1. Rodrigo Amarante – Cavalo – Easy Sound
Though he’s had a long career, in Brazil with Los Hermanos and others, and here in the states most notably with Little Joy, Rodrigo Amarante hadn’t released a record under solely his own name until 2014’s Cavalo. With a collaborative artist like Amarante it is difficult to know what you will get when they are finally on their own. How much of the sound you associate with them is truly their own or a result of the collaboration with others? Cavalo presents all of the sides of Amarante and he emerges as an artist clearly touched by his many associations, but able to stand on his own with a diverse sound, in many styles and many languages, while still retaining a unique sound.

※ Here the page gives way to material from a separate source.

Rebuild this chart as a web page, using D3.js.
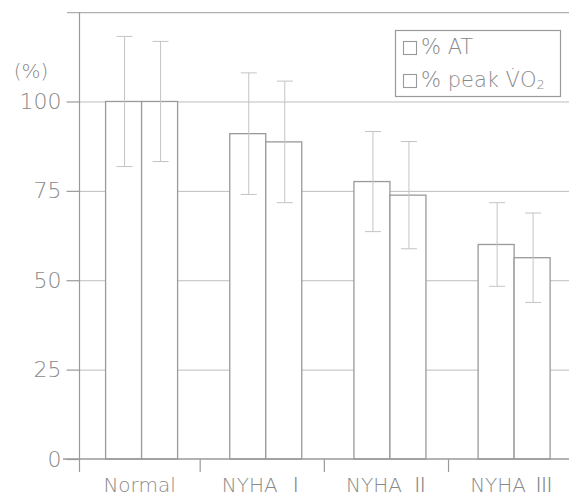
<!DOCTYPE html>
<html>
<head>
<meta charset="utf-8">
<script src="https://cdn.jsdelivr.net/npm/d3@7/dist/d3.min.js"></script>
<style>
  html, body { margin: 0; padding: 0; background: #fff; }
  svg { display: block; }
  text { font-family: "DejaVu Sans", "Noto Sans", sans-serif; font-weight: 200; fill: #8a8a8a; }
  .roman { font-family: "Noto Sans CJK JP", "DejaVu Sans", sans-serif; font-weight: 300; }
</style>
</head>
<body>
<svg id="chart" width="569" height="498"></svg>
<script>
// Groups along the x axis
const categories = ["Normal", "NYHA Ⅰ", "NYHA Ⅱ", "NYHA Ⅲ"];
const seriesNames = ["% AT", "% peak VO2"];

// Mean values (% of normal) and standard deviations
const atMean   = [100, 91.0, 77.6, 60.0];
const atSD     = [18.2, 17.0, 14.0, 11.7];
const vo2Mean  = [100, 88.7, 73.8, 56.3];
const vo2SD    = [16.8, 17.0, 15.0, 12.5];

// Axis ticks
const yTicks = [0, 25, 50, 75, 100];
const yTop = 125;

const svg = d3.select("#chart");
const W = 569;

const y = d3.scaleLinear().domain([0, yTop]).range([459, 12.1]);
const x = d3.scaleBand().domain(categories).range([79.5, 576.2]);
const barW = 36;
const xs = d3.scaleBand().domain(seriesNames)
  .range([(x.bandwidth() - 2 * barW) / 2, (x.bandwidth() + 2 * barW) / 2]);

const rows = categories.map((c, i) => ({
  cat: c,
  vals: [
    { s: seriesNames[0], m: atMean[i], sd: atSD[i] },
    { s: seriesNames[1], m: vo2Mean[i], sd: vo2SD[i] }
  ]
}));

// Horizontal grid lines
svg.append("g").selectAll("line")
  .data(yTicks.filter(t => t > 0))
  .join("line")
  .attr("x1", x.range()[0]).attr("x2", W)
  .attr("y1", d => y(d) + 0.5).attr("y2", d => y(d) + 0.5)
  .attr("stroke", "#bdbdbd").attr("stroke-width", 1);

// Frame line across the top of the plot
svg.append("line")
  .attr("x1", 67).attr("x2", W)
  .attr("y1", y(yTop) + 0.5).attr("y2", y(yTop) + 0.5)
  .attr("stroke", "#b0b0b0").attr("stroke-width", 1.2);

// Bars
const groups = svg.append("g").selectAll("g")
  .data(rows).join("g")
  .attr("transform", d => `translate(${x(d.cat)},0)`);

groups.selectAll("rect")
  .data(d => d.vals).join("rect")
  .attr("x", d => xs(d.s))
  .attr("y", d => y(d.m))
  .attr("width", xs.bandwidth())
  .attr("height", d => y(0) - y(d.m))
  .attr("fill", "#fff")
  .attr("stroke", "#9a9a9a")
  .attr("stroke-width", 1.3);

// Error bars (mean ± SD)
const capW = 16;
const eb = groups.selectAll("g.err")
  .data(d => d.vals).join("g").attr("class", "err")
  .attr("stroke", "#c4c4c4").attr("stroke-width", 1);
eb.append("line")
  .attr("x1", d => xs(d.s) + xs.bandwidth() / 2 + 1)
  .attr("x2", d => xs(d.s) + xs.bandwidth() / 2 + 1)
  .attr("y1", d => y(d.m + d.sd)).attr("y2", d => y(d.m - d.sd));
eb.append("line")
  .attr("x1", d => xs(d.s) + xs.bandwidth() / 2 + 1 - capW / 2)
  .attr("x2", d => xs(d.s) + xs.bandwidth() / 2 + 1 + capW / 2)
  .attr("y1", d => y(d.m + d.sd)).attr("y2", d => y(d.m + d.sd));
eb.append("line")
  .attr("x1", d => xs(d.s) + xs.bandwidth() / 2 + 1 - capW / 2)
  .attr("x2", d => xs(d.s) + xs.bandwidth() / 2 + 1 + capW / 2)
  .attr("y1", d => y(d.m - d.sd)).attr("y2", d => y(d.m - d.sd));

// Y axis
const yAxis = svg.append("g")
  .attr("transform", `translate(${x.range()[0]},0)`)
  .call(d3.axisLeft(y).tickValues(yTicks).tickSize(13).tickPadding(5).tickSizeOuter(0));
yAxis.select(".domain").remove();
yAxis.selectAll(".tick line").attr("stroke", "#9a9a9a").attr("stroke-width", 1.2);
yAxis.selectAll(".tick text")
  .attr("font-size", 22).attr("font-family", null).attr("fill", "#8a8a8a");
yAxis.attr("font-family", null);
yAxis.append("line")
  .attr("x1", 0).attr("x2", 0)
  .attr("y1", y(yTop)).attr("y2", y(0) + 13)
  .attr("stroke", "#9a9a9a").attr("stroke-width", 1.2);

svg.append("text")
  .attr("x", 31).attr("y", 78)
  .attr("text-anchor", "middle")
  .attr("font-size", 20)
  .text("(%)");

// X axis baseline and group separators
svg.append("line")
  .attr("x1", 63).attr("x2", W)
  .attr("y1", y(0)).attr("y2", y(0))
  .attr("stroke", "#9a9a9a").attr("stroke-width", 1.3);
const tickShift = -3.5;
svg.append("g").selectAll("line")
  .data(categories.slice(1))
  .join("line")
  .attr("x1", d => x(d) + tickShift).attr("x2", d => x(d) + tickShift)
  .attr("y1", y(0)).attr("y2", y(0) + 13)
  .attr("stroke", "#9a9a9a").attr("stroke-width", 1.2);

// Category labels
const labels = svg.append("g").selectAll("text")
  .data(categories).join("text")
  .attr("x", d => x(d) + x.bandwidth() / 2 - 2)
  .attr("y", 492)
  .attr("text-anchor", "middle")
  .attr("font-size", 20);
labels.each(function(d) {
  const t = d3.select(this);
  const parts = d.split(" ");
  t.append("tspan").text(parts[0]);
  if (parts[1]) {
    t.append("tspan").attr("class", "roman").attr("dx", 8).text(parts[1]);
  }
});

// Legend
const lg = svg.append("g");
lg.append("rect")
  .attr("x", 395.5).attr("y", 30.5).attr("width", 165).attr("height", 66)
  .attr("fill", "#fff").attr("stroke", "#9a9a9a").attr("stroke-width", 1.2);
const legendRows = [
  { y: 41, label: "% AT" },
  { y: 74, label: "% peak V", vo2: true }
];
legendRows.forEach(r => {
  lg.append("rect")
    .attr("x", 403.5).attr("y", r.y + 0.5).attr("width", 13).attr("height", 13)
    .attr("fill", "#fff").attr("stroke", "#9a9a9a").attr("stroke-width", 1.1);
  const t = lg.append("text")
    .attr("x", 421).attr("y", r.y + 12.5)
    .attr("font-size", 21);
  if (r.vo2) {
    t.append("tspan").text("% peak V\u0307O");
    t.append("tspan").attr("font-size", 13).attr("dy", 2).text("2");
  } else {
    t.text(r.label);
  }
});
</script>
</body>
</html>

I’ve been on the record talking about my great affection for Amarante in the most simplest of settings just his voice and a guitar, and the songs that are closest to that are my favorite, but Cavalo as a whole is a rewarding listening experience, from start to finish and like all of the others on this list, it is a record that deserves to be heard in that manner. It’s in giving yourself over, fully, to this album, immersing yourself within it, that it’s great beauty reveals itself.